Ferris recently received two Grammy Awards for “Voices of Mississippi: Artists and Musicians Documented by William Ferris for Best Historical Album and Best Album Notes. The 120-page book covers three decades of Ferris’s work and, as a result, he said, connects the otherwise disparate voices of musicians, artists and storytellers he’s worked with over the years.

Ferris has written and edited 10 books and created 15 documentary films, most of which deal with African-American music and other folklore representing the Mississippi Delta. He co-edited the Pulitzer Prize nominee Encyclopedia of Southern Culture (UNC Press, 1989), which contains entries on every aspect of Southern culture and is widely recognized as a major reference work linking popular, folk, and academic cultures.

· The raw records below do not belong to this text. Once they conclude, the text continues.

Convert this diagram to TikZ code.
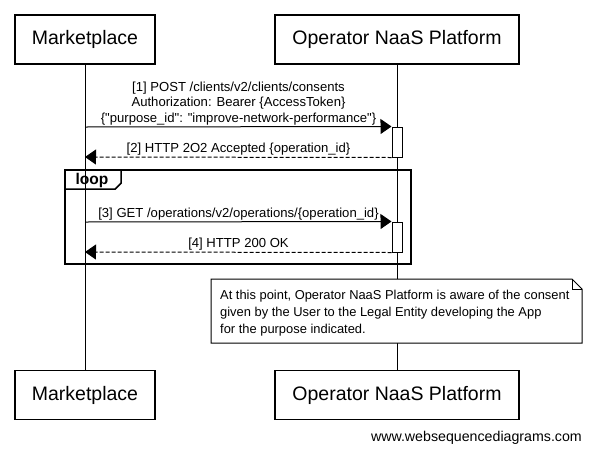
\documentclass[tikz,border=0pt]{standalone}
\usepackage{fontspec}
\setmainfont{Liberation Sans}[Ligatures=TeXOff]
\usetikzlibrary{arrows.meta}
\begin{document}
\begin{tikzpicture}[x=1pt,y=-1pt,
  participant/.style={draw,line width=1.2pt,fill=white,minimum height=49pt,inner sep=0pt,font=\fontsize{19.5}{22}\selectfont},
  lifeline/.style={line width=1pt},
  activation/.style={draw,line width=1pt,fill=white,minimum width=10pt,minimum height=30pt,inner sep=0pt},
  msg/.style={line width=1pt,-{Triangle[length=11pt,width=15pt]}},
  ret/.style={line width=1pt,dash pattern=on 4pt off 2pt,-{Triangle[length=11pt,width=15pt]}},
  msglabel/.style={font=\fontsize{13.1}{15.5}\selectfont,align=center,inner sep=0pt},
  frame/.style={draw,line width=1.8pt},
  notebox/.style={draw,line width=1pt,fill=white},
  notetext/.style={font=\fontsize{12.9}{17}\selectfont,align=left,inner sep=0pt,anchor=north west}
]
\useasboundingbox (0,0) rectangle (591,453);
\fill[white] (0,0) rectangle (591,453);
% participants
\node[participant,minimum width=140pt] (mt) at (85,39.5) {Marketplace};
\node[participant,minimum width=244pt] (ot) at (397,39.5) {Operator NaaS Platform};
\node[participant,minimum width=140pt] (mb) at (85,395) {Marketplace};
\node[participant,minimum width=244pt] (ob) at (397,395) {Operator NaaS Platform};
% lifelines
\draw[lifeline] (mt.south) -- (mb.north);
\draw[lifeline] (ot.south) -- (ob.north);
% coordinates on Marketplace lifeline
\coordinate (m1) at (85,127);
\coordinate (m2) at (85,157);
\coordinate (m3) at (85,222);
\coordinate (m4) at (85,252);
% activations
\node[activation] (a1) at (397,142) {};
\node[activation] (a2) at (397,237) {};
% messages
\draw[msg] (m1) -- (a1.north west);
\node[msglabel,anchor=south] (l1) at (238.5,125) {[1] POST /clients/v2/clients/consents\\Authorization: Bearer \{AccessToken\}\\\{"purpose\_id": "improve-network-performance"\}};
\draw[ret] (a1.south west) -- (m2);
\node[msglabel,anchor=south] (l2) at (238.5,155) {[2] HTTP 2O2 Accepted \{operation\_id\}};
% loop frame
\node[frame,minimum width=346pt,minimum height=94pt,inner sep=0pt] (loopf) at (238,217) {};
\draw[line width=1.5pt] (loopf.north west) ++(0,20) coordinate (t1) -- ++(51,0) coordinate (t2) -- ++(6,-6) coordinate (t3) -- ++(0,-14) coordinate (t4);
\node[font=\bfseries\fontsize{15.5}{17}\selectfont,inner sep=0pt] (looplbl) at (92,180.5) {loop};
\draw[msg] (m3) -- (a2.north west);
\node[msglabel,anchor=south] (l3) at (238.5,220) {[3] GET /operations/v2/operations/\{operation\_id\}};
\draw[ret] (a2.south west) -- (m4);
\node[msglabel,anchor=south] (l4) at (238.5,250) {[4] HTTP 200 OK};
% note
\draw[notebox] (211,279) -- (572,279) -- (582,289) -- (582,343) -- (211,343) -- cycle;
\draw[line width=0.8pt] (572,279) -- (572,289) -- (582,289);
\node[notetext] (note) at (220,290) {At this point, Operator NaaS Platform is aware of the consent\\given by the User to the Legal Entity developing the App\\for the purpose indicated.};
% footer
\node[font=\fontsize{14.2}{16}\selectfont,anchor=east,inner sep=0pt] (footer) at (582,438) {www.websequencediagrams.com};
\end{tikzpicture}
\end{document}
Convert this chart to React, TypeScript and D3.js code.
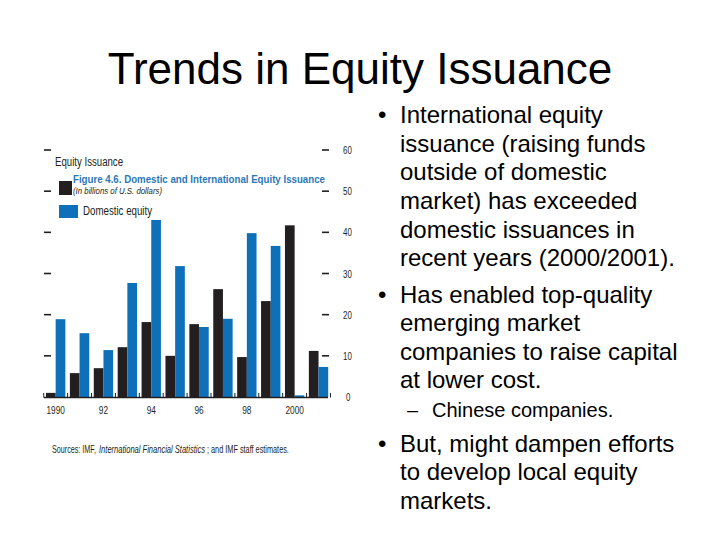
import React, { useLayoutEffect, useRef } from "react";
import * as d3 from "d3";

const years = ["1990","1991","1992","1993","1994","1995","1996","1997","1998","1999","2000","2001"];
const international = [1, 5.8, 7, 12.1, 18.2, 10, 17.7, 26.2, 9.7, 23.3, 41.7, 11.2];
const domestic = [18.9, 15.5, 11.4, 27.7, 43, 31.8, 17, 19, 39.8, 36.7, 0.4, 7.3];
const yTicks = [0, 10, 20, 30, 40, 50, 60];
const xLabels: Record<string, string> = { "1990": "1990", "1992": "92", "1994": "94", "1996": "96", "1998": "98", "2000": "2000" };
const seriesKeys = ["international", "domestic"];

const bulletLines = [
  { kind: "bullet", text: "International equity", y: 123 },
  { kind: "cont", text: "issuance (raising funds", y: 152 },
  { kind: "cont", text: "outside of domestic", y: 180 },
  { kind: "cont", text: "market) has exceeded", y: 209 },
  { kind: "cont", text: "domestic issuances in", y: 238 },
  { kind: "cont", text: "recent years (2000/2001).", y: 266 },
  { kind: "bullet", text: "Has enabled top-quality", y: 303 },
  { kind: "cont", text: "emerging market", y: 331 },
  { kind: "cont", text: "companies to raise capital", y: 360 },
  { kind: "cont", text: "at lower cost.", y: 388 },
  { kind: "sub", text: "Chinese companies.", y: 417 },
  { kind: "bullet", text: "But, might dampen efforts", y: 452 },
  { kind: "cont", text: "to develop local equity", y: 480 },
  { kind: "cont", text: "markets.", y: 509 },
];

const BLUE = "#0d70b8";
const BLACK = "#231f20";
const ARIAL = "'Liberation Sans', Arial, sans-serif";

type FitProps = {
  x: number; y: number; width?: number; scale?: number; size: number;
  anchor?: "start" | "middle" | "end"; weight?: string; italic?: boolean; fill?: string; children: string;
};

function FitText({ x, y, width, scale, size, anchor = "start", weight, italic, fill = BLACK, children }: FitProps) {
  const ref = useRef<SVGTextElement>(null);
  useLayoutEffect(() => {
    const el = ref.current;
    if (!el) return;
    let sx = scale ?? 1;
    if (width) {
      const w = el.getComputedTextLength();
      if (w > 0) sx = width / w;
    }
    el.setAttribute("transform", `translate(${x},${y}) scale(${sx},1)`);
  }, [x, y, width, scale, children]);
  return (
    <text ref={ref} x={0} y={0} transform={`translate(${x},${y}) scale(${scale ?? 0.75},1)`}
      textAnchor={anchor} fontFamily={ARIAL} fontSize={size} fontWeight={weight}
      fontStyle={italic ? "italic" : undefined} fill={fill}>{children}</text>
  );
}

export default function App() {
  const x0 = d3.scaleBand<string>().domain(years).range([43.6, 330.6]).paddingInner(0.19).paddingOuter(0.1);
  const x1 = d3.scaleBand<string>().domain(seriesKeys).range([0, x0.bandwidth()]);
  const y = d3.scaleLinear().domain([0, 60]).range([397, 150]);
  const gap = x0.step() - x0.bandwidth();

  return (
    <svg width={720} height={540} style={{ position: "absolute", left: 0, top: 0, background: "#fff" }}>
      <rect x={0} y={0} width={720} height={540} fill="#fff" />
      <text x={360} y={84} textAnchor="middle" fontFamily={ARIAL} fontSize={44} fill="#000">
        Trends in Equity Issuance
      </text>

      {yTicks.filter(t => t > 0).map(t => (
        <g key={"lt" + t}>
          <line x1={44} x2={51} y1={y(t)} y2={y(t)} stroke={BLACK} strokeWidth={1.6} />
          <line x1={322} x2={329} y1={y(t)} y2={y(t)} stroke={BLACK} strokeWidth={1.6} />
        </g>
      ))}
      {yTicks.map(t => (
        <FitText key={"yl" + t} x={t === 0 ? 346 : 343} y={y(t) + 4} size={11} scale={0.72}>{String(t)}</FitText>
      ))}

      {years.map((yr, i) => (
        <g key={yr}>
          <rect x={x0(yr)! + x1("international")!} y={y(international[i])} width={x1.bandwidth()}
            height={y(0) - y(international[i])} fill={BLACK} />
          <rect x={x0(yr)! + x1("domestic")!} y={y(domestic[i])} width={x1.bandwidth()}
            height={y(0) - y(domestic[i])} fill={BLUE} />
        </g>
      ))}

      <line x1={44} x2={328} y1={397.5} y2={397.5} stroke={BLACK} strokeWidth={1.5} />
      {years.map((yr) => (
        <line key={"bt" + yr} x1={x0(yr)! - gap / 2} x2={x0(yr)! - gap / 2} y1={397.5} y2={393}
          stroke={BLACK} strokeWidth={1} />
      ))}
      <line x1={x0("2001")! + x0.bandwidth() + gap / 2} x2={x0("2001")! + x0.bandwidth() + gap / 2} y1={397.5} y2={393} stroke={BLACK} strokeWidth={1} />

      {years.filter(yr => xLabels[yr]).map(yr => (
        <FitText key={"xl" + yr} x={x0(yr)! + x0.bandwidth() / 2} y={414} size={11.5} scale={0.72} anchor="middle">{xLabels[yr]}</FitText>
      ))}

      <FitText x={55} y={166} size={12.5} width={68}>Equity Issuance</FitText>
      <FitText x={73} y={183} size={11.5} width={252} weight="bold" fill="#2b78b8">Figure 4.6. Domestic and International Equity Issuance</FitText>
      <FitText x={73} y={193.5} size={9.5} width={89} italic>(In billions of U.S. dollars)</FitText>
      <rect x={59} y={181} width={13} height={14} fill={BLACK} />
      <rect x={59} y={205} width={19} height={13} fill={BLUE} />
      <FitText x={83} y={215} size={12.5} width={69}>Domestic equity</FitText>

      <FitText x={52} y={453} size={11} width={44}>Sources: IMF,</FitText>
      <FitText x={99} y={453} size={11} width={106} italic>International Financial Statistics</FitText>
      <FitText x={207} y={453} size={11} width={82}>; and IMF staff estimates.</FitText>

      {bulletLines.map((l, i) => (
        <g key={"b" + i}>
          {l.kind === "bullet" && (
            <text x={378} y={l.y} fontFamily={ARIAL} fontSize={24} fill="#000">•</text>
          )}
          {l.kind === "sub" && (
            <text x={407} y={l.y} fontFamily={ARIAL} fontSize={20} fill="#000">–</text>
          )}
          <text x={l.kind === "sub" ? 432 : 400} y={l.y} fontFamily={ARIAL} fontSize={l.kind === "sub" ? 20 : 24} fill="#000">
            {l.text}
          </text>
        </g>
      ))}
    </svg>
  );
}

Ferris is a professor of history at UNC–Chapel Hill and an adjunct professor in the Curriculum in Folklore. He is associate director of the Center for the Study of the American South and is widely recognized as a leader in Southern studies, African-American music and folklore. He is the former chairman of the National Endowment for the Humanities. Prior to his role at NEH, Ferris served as the founding director of the Center for the Study of Southern Culture at the University of Mississippi, where he was a faculty member for 18 years.

The Vicksburg Convention and Visitors Bureau nominated Ferris for the Mississippi Blues Trail and the marker is sponsored by the city of Vicksburg.